Le proconsul lui demanda : «Pourquoi as-tu accueilli des chrétiens dans ta maison, contrevenant ainsi aux dispositions impériales? Eméritus répondit: «Sine dominico non possumus» («Sans le dimanche nous ne pouvons pas vivre»).
«Le terme dominicum contient une triple signification. Il renvoie également, dans le même temps, à ce qui en constitue le contenu: à Sa résurrection et à Sa présence dans l’événement eucharistique ».
Le motif du martyre ne doit pas être recherché dans la seule observance d’un ‘précepte’,
puisqu’en ce temps-là, l’Eglise n’avait pas encore établi de manière formelle le précepte festif. Au fond, il existait la conviction que l’Eucharistie du dimanche est un élément constitutif de l’identité chrétienne et qu’il n’y a pas de vie chrétienne sans le dimanche et sans l’Eucharistie.

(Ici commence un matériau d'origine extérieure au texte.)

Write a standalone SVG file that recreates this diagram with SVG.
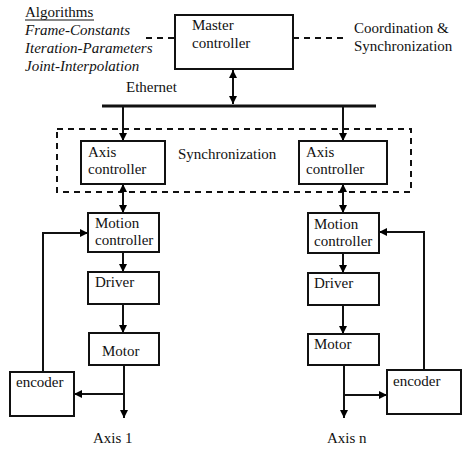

Voilà ce qui ressort «avec clarté du commentaire que le rédacteur des ‘Actes’ fit à la question posée par le proconsul au martyr Félix:
‘Je ne te demande pas si tu es chrétien, mais si tu as participé à l’assemblée ou si tu possèdes quelques livres sur les Ecritures’ ».
«Combien est sotte et ridicule cette question du juge! peut-on lire dans le commentaire des ‘Actes’. Comme si un chrétien pouvait vivre sans la Pâque dominicale, ou si la Pâque dominicale pouvait être célébrée sans la présence d’un chrétien!
Ne le sais-tu pas, Satan, que c’est la Pâque dominicale qui fait le chrétien et que c’est le chrétien qui fait la Pâque dominicale, voilà pourquoi l’un ne peut vivre sans l’autre, et inversement? ».
«Quand tu entends dire ‘chrétien’, tu dois savoir qu’il s’agit d’une assemblée qui célèbre le Seigneur; et quand tu entends dire ‘assemblée’, sache que là est le chrétien », conclut la citation.
Quels mots d’encouragement et quel exemple profond pour nous tous en cette fin de semaine où nous fêtons notre profonde identité en tant que Corps et Sang du Christ! Puissions nous mettre en pratique l’exemple des Martyrs d’Abitène. Que nous puissions nous exclamer avec Dative, Saturnin, Victoire et Eméritus:
«Sine dominico non possumus»
«Sans le dimanche nous ne pouvons pas vivre.»
Fortifiés et encouragés par le témoignage de ces martyrs, puissions nous devenir ce que nous recevons dans ce grand sacrement de l’Eucharistie.